┌─ ROWS

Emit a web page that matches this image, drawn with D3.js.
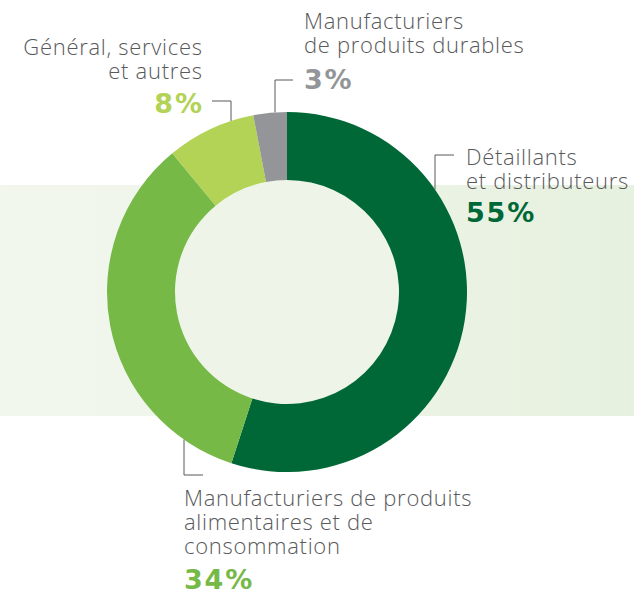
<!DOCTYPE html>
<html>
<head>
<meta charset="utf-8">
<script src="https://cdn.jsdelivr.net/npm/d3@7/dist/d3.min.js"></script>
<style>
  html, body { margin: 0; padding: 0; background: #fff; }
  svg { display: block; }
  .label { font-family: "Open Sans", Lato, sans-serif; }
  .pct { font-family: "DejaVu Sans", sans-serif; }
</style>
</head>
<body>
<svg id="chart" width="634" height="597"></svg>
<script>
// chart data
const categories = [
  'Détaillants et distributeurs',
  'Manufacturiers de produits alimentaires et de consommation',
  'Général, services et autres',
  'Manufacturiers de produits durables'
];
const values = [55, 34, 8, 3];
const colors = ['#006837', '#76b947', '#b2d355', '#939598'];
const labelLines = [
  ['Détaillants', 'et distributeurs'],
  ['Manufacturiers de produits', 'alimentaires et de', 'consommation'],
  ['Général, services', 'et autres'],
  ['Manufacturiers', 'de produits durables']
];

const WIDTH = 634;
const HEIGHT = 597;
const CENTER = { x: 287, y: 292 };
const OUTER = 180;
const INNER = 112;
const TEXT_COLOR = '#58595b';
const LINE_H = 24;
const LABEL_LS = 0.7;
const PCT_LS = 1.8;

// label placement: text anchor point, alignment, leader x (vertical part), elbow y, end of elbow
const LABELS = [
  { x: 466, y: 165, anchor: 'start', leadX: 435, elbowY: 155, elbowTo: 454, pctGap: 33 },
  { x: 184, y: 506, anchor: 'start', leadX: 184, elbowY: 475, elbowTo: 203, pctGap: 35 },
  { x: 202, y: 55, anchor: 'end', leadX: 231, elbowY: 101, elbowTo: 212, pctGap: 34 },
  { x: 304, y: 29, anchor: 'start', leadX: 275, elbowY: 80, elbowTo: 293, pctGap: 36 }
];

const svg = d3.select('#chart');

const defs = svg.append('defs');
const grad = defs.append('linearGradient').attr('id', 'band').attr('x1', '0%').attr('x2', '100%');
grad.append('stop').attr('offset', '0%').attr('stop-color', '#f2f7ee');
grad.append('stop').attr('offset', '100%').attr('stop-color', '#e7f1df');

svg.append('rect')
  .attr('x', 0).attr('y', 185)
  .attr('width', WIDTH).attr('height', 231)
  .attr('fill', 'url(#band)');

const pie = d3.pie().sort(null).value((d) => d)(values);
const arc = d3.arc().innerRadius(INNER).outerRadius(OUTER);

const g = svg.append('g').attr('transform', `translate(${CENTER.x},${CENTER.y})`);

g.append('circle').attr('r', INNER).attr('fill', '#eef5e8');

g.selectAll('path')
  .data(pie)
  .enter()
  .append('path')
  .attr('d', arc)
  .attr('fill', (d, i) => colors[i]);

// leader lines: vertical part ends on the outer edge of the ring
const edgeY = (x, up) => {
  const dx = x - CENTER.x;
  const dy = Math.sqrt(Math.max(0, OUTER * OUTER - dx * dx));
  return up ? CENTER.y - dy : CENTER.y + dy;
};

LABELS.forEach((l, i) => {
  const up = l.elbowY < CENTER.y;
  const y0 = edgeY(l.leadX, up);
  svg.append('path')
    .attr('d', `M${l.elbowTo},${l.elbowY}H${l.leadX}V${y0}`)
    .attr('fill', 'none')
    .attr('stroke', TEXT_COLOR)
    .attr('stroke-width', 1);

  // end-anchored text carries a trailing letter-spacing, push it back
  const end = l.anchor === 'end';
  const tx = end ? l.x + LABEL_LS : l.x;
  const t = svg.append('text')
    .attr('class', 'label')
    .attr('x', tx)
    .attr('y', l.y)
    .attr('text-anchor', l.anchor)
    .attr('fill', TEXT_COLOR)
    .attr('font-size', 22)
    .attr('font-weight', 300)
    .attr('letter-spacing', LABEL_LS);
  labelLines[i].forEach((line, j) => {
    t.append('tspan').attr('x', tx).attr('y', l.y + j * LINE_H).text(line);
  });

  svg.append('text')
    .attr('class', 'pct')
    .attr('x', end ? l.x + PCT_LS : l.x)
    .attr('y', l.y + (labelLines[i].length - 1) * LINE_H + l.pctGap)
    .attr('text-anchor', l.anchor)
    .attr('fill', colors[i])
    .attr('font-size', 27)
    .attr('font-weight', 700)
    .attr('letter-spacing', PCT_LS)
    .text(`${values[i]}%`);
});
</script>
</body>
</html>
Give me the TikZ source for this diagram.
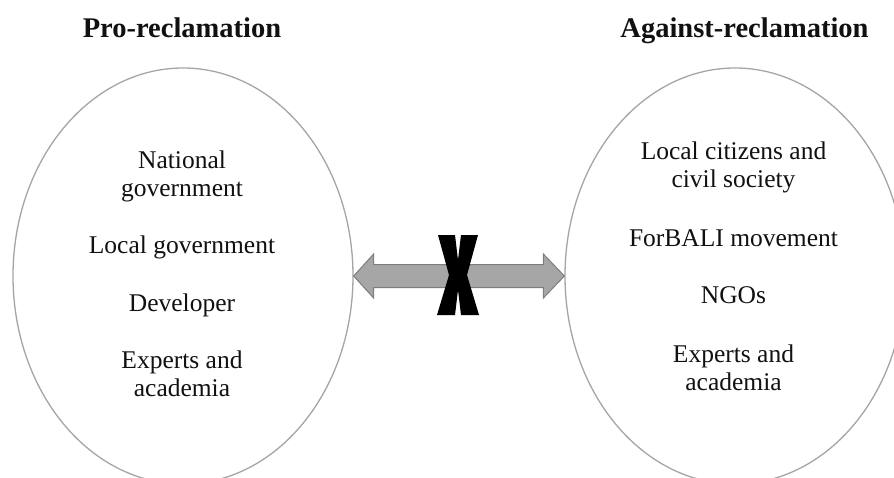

└─
┌─ ROWS

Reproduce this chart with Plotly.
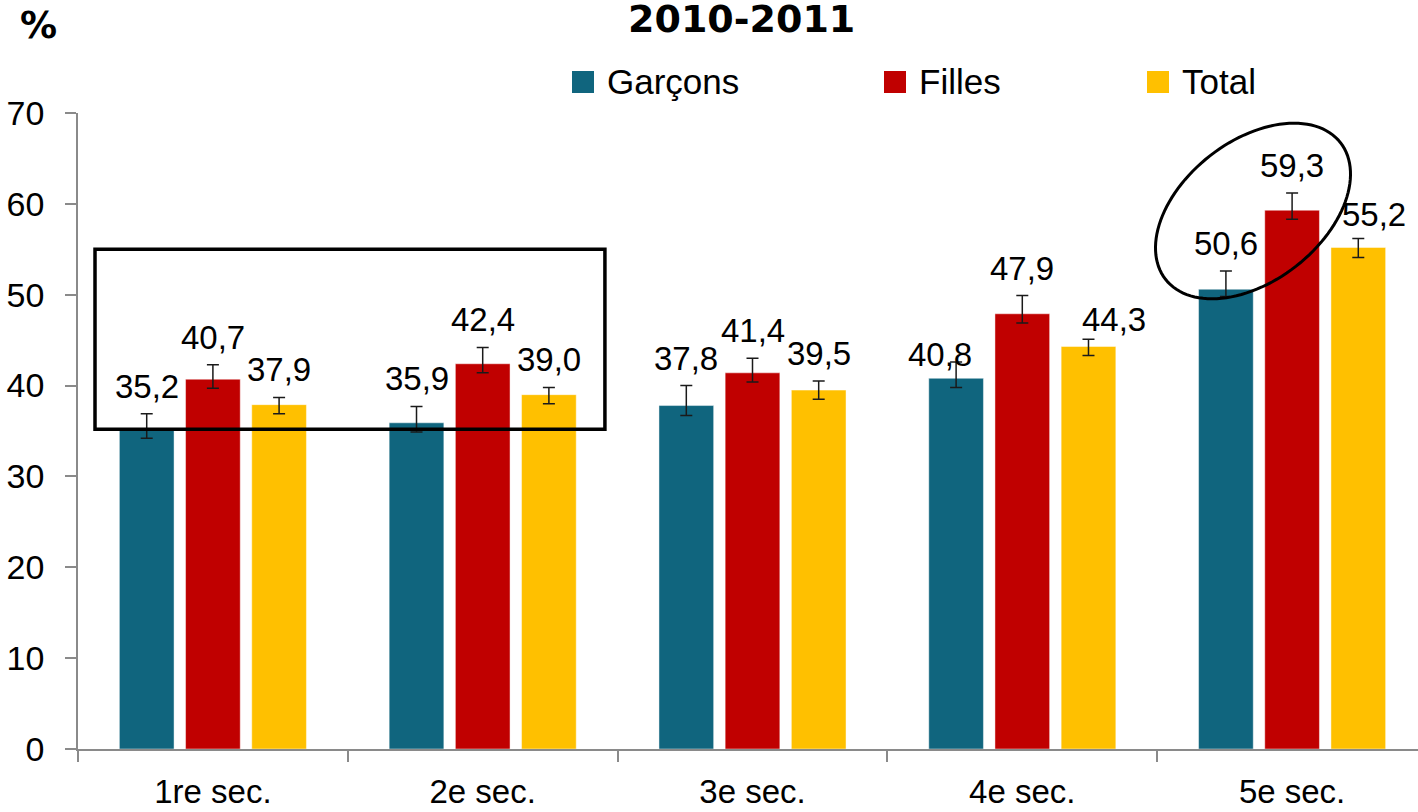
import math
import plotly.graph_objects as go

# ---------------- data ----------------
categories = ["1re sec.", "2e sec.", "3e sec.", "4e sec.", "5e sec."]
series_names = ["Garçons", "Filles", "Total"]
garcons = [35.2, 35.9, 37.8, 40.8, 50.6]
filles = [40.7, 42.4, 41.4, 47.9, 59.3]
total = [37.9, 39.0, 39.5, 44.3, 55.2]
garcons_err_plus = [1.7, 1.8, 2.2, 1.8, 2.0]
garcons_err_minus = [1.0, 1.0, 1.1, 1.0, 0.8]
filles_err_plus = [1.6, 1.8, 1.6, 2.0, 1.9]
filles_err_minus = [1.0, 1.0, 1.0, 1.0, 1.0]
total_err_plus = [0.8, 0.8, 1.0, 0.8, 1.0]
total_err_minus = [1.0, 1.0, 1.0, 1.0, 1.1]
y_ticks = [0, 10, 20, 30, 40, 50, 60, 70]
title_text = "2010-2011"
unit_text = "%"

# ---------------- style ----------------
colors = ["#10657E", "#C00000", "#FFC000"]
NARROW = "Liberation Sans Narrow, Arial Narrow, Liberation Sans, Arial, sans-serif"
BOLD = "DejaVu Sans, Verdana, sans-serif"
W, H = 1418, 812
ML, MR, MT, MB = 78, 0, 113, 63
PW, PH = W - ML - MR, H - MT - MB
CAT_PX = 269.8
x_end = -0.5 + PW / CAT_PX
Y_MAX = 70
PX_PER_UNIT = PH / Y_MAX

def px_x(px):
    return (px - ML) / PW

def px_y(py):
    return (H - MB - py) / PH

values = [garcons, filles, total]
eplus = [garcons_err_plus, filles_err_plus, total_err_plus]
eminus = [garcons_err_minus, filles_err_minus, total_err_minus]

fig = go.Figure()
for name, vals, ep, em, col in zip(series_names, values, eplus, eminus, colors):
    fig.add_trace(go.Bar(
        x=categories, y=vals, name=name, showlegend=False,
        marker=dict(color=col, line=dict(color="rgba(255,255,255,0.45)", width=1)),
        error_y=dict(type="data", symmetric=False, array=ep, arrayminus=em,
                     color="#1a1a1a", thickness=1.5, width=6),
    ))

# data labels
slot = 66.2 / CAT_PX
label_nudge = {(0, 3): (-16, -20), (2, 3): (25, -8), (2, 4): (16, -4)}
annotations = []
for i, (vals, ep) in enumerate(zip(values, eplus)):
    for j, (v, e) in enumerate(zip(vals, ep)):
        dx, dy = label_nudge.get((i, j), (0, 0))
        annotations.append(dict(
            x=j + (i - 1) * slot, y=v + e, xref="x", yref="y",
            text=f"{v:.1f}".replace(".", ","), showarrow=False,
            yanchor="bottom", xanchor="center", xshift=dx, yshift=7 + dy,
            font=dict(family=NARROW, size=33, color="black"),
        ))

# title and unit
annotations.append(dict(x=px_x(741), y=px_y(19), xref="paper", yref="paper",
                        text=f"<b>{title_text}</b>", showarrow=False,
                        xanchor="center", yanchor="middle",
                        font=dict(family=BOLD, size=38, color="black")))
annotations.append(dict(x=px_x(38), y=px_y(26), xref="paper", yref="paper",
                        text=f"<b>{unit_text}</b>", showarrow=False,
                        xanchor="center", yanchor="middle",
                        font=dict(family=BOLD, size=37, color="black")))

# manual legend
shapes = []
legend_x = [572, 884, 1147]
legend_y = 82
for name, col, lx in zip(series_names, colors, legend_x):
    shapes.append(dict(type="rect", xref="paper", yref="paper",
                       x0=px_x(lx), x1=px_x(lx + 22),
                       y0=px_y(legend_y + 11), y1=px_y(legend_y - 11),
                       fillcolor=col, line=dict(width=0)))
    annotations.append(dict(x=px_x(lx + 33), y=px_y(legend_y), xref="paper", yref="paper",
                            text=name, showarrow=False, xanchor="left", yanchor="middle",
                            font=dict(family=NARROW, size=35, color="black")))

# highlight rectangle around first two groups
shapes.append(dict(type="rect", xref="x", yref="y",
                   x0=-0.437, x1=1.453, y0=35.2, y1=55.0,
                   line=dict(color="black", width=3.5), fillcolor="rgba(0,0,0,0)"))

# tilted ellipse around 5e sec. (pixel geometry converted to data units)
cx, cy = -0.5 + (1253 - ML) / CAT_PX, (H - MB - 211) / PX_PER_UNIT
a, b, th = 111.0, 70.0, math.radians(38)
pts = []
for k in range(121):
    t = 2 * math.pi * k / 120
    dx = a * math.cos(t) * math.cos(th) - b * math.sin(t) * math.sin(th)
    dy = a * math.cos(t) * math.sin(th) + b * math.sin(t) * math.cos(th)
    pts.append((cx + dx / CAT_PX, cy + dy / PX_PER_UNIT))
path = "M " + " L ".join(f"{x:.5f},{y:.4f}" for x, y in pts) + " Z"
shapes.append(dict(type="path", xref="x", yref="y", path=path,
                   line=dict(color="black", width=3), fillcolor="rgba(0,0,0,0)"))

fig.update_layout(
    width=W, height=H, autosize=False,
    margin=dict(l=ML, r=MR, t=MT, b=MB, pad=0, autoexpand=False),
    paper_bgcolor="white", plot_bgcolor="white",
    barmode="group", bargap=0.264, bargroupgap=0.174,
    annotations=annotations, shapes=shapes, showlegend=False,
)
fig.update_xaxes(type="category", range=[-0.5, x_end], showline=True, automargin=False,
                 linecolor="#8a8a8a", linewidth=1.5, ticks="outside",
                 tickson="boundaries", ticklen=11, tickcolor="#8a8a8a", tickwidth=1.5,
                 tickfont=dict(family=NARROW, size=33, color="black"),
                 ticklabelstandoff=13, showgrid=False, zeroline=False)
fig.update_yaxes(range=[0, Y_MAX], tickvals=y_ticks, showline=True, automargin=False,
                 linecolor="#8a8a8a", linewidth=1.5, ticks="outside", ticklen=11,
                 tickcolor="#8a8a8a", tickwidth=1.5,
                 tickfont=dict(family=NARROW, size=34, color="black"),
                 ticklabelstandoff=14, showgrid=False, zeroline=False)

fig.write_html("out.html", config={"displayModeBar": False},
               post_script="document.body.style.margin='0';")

└─
┌─ ROWS

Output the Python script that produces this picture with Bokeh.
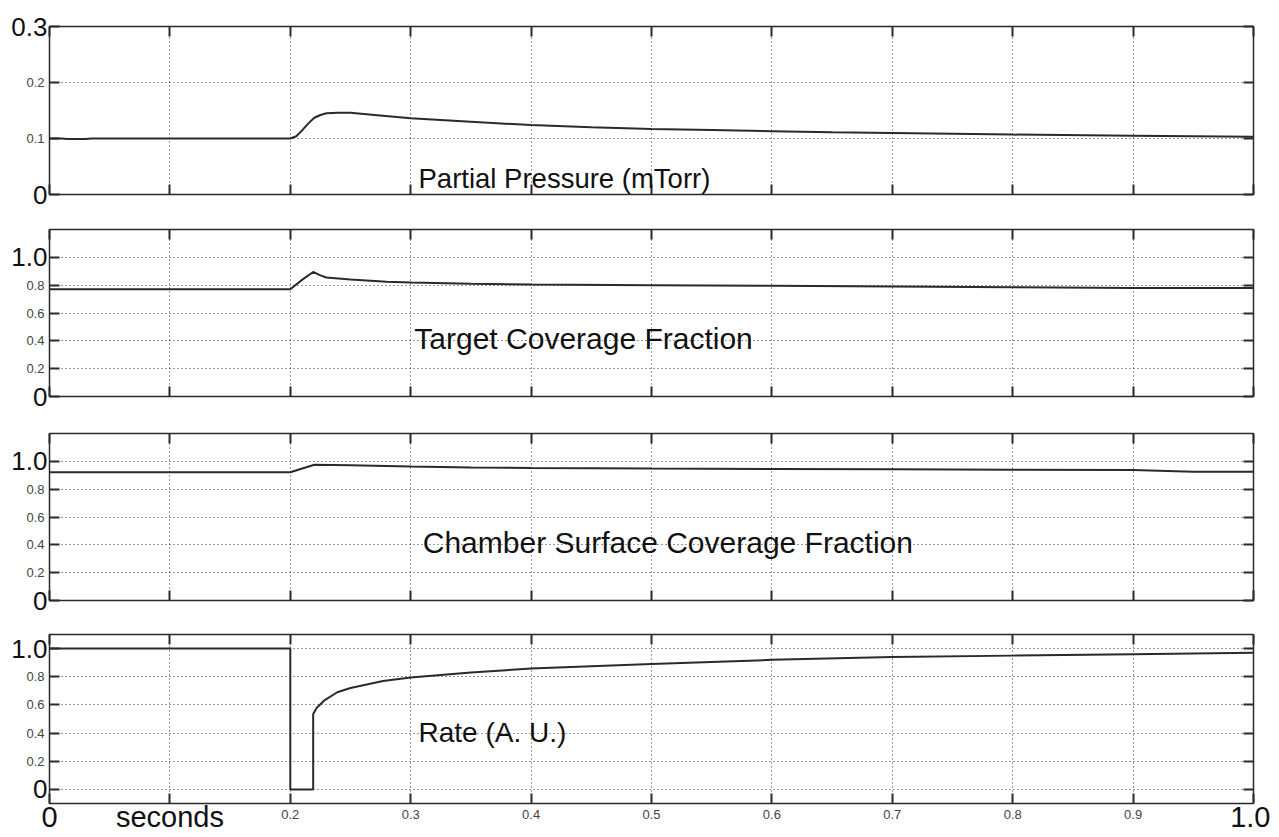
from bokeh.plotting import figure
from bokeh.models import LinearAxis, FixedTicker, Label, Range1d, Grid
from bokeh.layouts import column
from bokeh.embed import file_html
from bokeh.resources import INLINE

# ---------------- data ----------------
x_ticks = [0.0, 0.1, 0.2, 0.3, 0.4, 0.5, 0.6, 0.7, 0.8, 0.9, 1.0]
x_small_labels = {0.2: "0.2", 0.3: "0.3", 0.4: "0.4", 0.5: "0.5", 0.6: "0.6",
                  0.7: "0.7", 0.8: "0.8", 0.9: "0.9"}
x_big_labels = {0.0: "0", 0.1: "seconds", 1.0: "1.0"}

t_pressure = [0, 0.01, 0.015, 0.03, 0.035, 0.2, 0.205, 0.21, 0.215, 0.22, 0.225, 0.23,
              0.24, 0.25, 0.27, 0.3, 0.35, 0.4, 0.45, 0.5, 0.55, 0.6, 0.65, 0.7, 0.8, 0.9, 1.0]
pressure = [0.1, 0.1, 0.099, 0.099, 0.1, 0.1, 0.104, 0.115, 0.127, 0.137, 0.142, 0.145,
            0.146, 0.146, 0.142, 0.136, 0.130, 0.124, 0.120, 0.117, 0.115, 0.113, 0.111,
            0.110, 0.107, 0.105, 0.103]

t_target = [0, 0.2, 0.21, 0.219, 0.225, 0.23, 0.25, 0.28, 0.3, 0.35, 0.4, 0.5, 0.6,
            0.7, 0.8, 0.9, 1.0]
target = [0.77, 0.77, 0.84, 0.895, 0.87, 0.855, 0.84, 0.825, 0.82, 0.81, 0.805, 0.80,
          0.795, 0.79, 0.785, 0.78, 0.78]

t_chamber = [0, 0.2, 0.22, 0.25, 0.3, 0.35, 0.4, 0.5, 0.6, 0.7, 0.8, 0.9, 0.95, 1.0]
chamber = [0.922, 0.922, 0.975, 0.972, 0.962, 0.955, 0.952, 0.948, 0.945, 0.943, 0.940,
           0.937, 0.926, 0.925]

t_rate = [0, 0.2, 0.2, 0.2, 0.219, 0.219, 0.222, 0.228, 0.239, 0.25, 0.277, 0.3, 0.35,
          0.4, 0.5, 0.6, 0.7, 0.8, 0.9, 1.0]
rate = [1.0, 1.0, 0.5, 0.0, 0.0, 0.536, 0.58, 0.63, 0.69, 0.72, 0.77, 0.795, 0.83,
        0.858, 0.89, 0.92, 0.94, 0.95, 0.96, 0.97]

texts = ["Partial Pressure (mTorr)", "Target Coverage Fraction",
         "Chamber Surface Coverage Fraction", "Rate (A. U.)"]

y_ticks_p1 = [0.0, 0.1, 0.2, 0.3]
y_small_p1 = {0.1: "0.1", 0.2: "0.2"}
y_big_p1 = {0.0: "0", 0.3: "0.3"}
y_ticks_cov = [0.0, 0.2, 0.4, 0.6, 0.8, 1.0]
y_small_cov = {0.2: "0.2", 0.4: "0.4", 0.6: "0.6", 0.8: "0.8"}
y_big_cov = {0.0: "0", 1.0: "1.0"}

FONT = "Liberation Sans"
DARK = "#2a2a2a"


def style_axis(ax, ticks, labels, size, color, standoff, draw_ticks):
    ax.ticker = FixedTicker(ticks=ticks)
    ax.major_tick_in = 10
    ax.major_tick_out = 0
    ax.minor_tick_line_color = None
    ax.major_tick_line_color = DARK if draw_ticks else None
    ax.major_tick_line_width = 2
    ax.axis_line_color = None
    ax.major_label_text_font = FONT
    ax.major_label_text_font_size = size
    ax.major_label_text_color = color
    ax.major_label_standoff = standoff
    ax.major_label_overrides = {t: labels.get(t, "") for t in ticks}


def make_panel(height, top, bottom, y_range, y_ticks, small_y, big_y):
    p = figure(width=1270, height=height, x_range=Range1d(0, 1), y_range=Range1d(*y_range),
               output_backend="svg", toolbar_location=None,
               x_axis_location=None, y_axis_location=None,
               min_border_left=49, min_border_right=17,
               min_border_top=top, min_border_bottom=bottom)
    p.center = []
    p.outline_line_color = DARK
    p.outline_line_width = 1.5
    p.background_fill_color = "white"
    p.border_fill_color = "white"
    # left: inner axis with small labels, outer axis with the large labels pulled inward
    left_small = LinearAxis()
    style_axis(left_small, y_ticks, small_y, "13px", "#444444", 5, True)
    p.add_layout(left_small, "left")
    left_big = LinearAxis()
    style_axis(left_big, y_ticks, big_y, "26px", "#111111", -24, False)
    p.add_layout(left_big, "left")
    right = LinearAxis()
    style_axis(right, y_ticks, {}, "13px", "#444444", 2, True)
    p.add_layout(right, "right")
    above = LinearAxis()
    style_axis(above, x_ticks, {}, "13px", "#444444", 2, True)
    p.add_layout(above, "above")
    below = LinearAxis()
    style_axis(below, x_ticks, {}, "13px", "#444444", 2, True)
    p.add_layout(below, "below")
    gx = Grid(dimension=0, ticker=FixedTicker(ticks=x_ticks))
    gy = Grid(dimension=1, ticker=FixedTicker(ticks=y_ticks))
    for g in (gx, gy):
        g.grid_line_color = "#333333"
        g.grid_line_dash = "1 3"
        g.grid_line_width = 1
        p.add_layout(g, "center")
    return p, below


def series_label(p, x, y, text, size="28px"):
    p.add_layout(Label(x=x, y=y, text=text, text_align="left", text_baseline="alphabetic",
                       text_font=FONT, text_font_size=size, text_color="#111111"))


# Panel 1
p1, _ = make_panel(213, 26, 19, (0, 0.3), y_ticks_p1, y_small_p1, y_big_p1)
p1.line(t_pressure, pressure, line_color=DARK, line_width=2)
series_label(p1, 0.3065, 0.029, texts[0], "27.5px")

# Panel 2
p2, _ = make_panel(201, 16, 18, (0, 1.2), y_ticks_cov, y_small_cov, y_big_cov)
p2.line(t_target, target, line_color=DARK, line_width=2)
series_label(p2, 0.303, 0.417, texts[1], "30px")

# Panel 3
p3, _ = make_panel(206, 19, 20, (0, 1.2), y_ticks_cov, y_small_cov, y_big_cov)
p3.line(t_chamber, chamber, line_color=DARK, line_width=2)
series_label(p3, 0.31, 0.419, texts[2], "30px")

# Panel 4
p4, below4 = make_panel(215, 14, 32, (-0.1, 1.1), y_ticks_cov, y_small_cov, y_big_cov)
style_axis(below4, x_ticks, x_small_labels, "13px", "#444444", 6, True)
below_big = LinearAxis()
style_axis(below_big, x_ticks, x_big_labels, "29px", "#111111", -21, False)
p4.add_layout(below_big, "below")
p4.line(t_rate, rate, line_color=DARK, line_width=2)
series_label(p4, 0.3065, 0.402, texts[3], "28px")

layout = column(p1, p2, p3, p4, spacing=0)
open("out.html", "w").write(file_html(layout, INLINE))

└─

Above are some records; quote exactly and only the lines that begin at the line containing "Output the Python" and stop after the line containing "0.858, 0.89, 0.92, 0.94, 0.95, 0.96, 0.97]", leaving out the pictures.

[FULL OUTPUT]:
Output the Python script that produces this picture with Bokeh.
from bokeh.plotting import figure
from bokeh.models import LinearAxis, FixedTicker, Label, Range1d, Grid
from bokeh.layouts import column
from bokeh.embed import file_html
from bokeh.resources import INLINE

# ---------------- data ----------------
x_ticks = [0.0, 0.1, 0.2, 0.3, 0.4, 0.5, 0.6, 0.7, 0.8, 0.9, 1.0]
x_small_labels = {0.2: "0.2", 0.3: "0.3", 0.4: "0.4", 0.5: "0.5", 0.6: "0.6",
                  0.7: "0.7", 0.8: "0.8", 0.9: "0.9"}
x_big_labels = {0.0: "0", 0.1: "seconds", 1.0: "1.0"}

t_pressure = [0, 0.01, 0.015, 0.03, 0.035, 0.2, 0.205, 0.21, 0.215, 0.22, 0.225, 0.23,
              0.24, 0.25, 0.27, 0.3, 0.35, 0.4, 0.45, 0.5, 0.55, 0.6, 0.65, 0.7, 0.8, 0.9, 1.0]
pressure = [0.1, 0.1, 0.099, 0.099, 0.1, 0.1, 0.104, 0.115, 0.127, 0.137, 0.142, 0.145,
            0.146, 0.146, 0.142, 0.136, 0.130, 0.124, 0.120, 0.117, 0.115, 0.113, 0.111,
            0.110, 0.107, 0.105, 0.103]

t_target = [0, 0.2, 0.21, 0.219, 0.225, 0.23, 0.25, 0.28, 0.3, 0.35, 0.4, 0.5, 0.6,
            0.7, 0.8, 0.9, 1.0]
target = [0.77, 0.77, 0.84, 0.895, 0.87, 0.855, 0.84, 0.825, 0.82, 0.81, 0.805, 0.80,
          0.795, 0.79, 0.785, 0.78, 0.78]

t_chamber = [0, 0.2, 0.22, 0.25, 0.3, 0.35, 0.4, 0.5, 0.6, 0.7, 0.8, 0.9, 0.95, 1.0]
chamber = [0.922, 0.922, 0.975, 0.972, 0.962, 0.955, 0.952, 0.948, 0.945, 0.943, 0.940,
           0.937, 0.926, 0.925]

t_rate = [0, 0.2, 0.2, 0.2, 0.219, 0.219, 0.222, 0.228, 0.239, 0.25, 0.277, 0.3, 0.35,
          0.4, 0.5, 0.6, 0.7, 0.8, 0.9, 1.0]
rate = [1.0, 1.0, 0.5, 0.0, 0.0, 0.536, 0.58, 0.63, 0.69, 0.72, 0.77, 0.795, 0.83,
        0.858, 0.89, 0.92, 0.94, 0.95, 0.96, 0.97]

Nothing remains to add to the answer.